What is expected
Will you return, word for word, only the lines from the top of the data below down to and including the one with "plt.rcParams['font.family'] = ['Liberation"?

Provided data
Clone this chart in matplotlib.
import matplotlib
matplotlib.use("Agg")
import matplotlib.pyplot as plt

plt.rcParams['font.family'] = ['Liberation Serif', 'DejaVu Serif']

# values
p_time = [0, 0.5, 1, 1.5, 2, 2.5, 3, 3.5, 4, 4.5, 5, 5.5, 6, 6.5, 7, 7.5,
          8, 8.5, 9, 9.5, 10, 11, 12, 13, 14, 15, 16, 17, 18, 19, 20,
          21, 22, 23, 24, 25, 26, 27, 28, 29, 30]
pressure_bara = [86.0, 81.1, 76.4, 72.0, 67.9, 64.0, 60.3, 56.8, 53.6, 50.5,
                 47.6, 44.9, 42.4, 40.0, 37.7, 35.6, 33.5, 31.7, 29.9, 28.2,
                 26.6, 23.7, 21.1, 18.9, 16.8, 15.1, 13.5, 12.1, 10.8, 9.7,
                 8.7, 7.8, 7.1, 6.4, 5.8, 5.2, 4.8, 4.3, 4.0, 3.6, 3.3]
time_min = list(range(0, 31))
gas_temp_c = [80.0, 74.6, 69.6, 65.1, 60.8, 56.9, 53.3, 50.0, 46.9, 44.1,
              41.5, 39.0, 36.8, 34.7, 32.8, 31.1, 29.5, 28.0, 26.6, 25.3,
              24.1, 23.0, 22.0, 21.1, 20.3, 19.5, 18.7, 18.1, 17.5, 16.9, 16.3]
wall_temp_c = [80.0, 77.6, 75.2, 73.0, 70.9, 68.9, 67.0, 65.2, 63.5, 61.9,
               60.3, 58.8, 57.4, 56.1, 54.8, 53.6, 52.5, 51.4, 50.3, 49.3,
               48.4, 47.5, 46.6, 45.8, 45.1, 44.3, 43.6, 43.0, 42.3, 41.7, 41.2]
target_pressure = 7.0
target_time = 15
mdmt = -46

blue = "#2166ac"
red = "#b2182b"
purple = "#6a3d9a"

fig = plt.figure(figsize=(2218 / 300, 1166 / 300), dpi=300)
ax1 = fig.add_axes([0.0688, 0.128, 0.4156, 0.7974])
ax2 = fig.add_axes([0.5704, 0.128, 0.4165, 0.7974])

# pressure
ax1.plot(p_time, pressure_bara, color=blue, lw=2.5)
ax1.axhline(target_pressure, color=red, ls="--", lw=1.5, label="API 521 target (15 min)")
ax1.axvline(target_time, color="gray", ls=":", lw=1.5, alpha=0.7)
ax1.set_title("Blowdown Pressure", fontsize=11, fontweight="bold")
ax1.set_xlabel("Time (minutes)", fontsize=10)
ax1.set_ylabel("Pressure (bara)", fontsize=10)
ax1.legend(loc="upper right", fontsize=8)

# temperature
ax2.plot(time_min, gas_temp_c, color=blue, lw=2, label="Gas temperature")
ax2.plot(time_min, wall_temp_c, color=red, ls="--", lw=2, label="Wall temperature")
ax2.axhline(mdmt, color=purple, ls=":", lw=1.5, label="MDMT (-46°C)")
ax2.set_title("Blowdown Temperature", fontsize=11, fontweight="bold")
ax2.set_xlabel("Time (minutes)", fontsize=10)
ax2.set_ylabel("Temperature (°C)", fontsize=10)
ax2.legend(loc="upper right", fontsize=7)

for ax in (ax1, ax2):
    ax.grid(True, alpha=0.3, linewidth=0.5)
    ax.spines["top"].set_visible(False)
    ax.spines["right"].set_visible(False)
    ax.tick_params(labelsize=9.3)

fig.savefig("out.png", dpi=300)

Full output
Clone this chart in matplotlib.
import matplotlib
matplotlib.use("Agg")
import matplotlib.pyplot as plt

plt.rcParams['font.family'] = ['Liberation Serif', 'DejaVu Serif']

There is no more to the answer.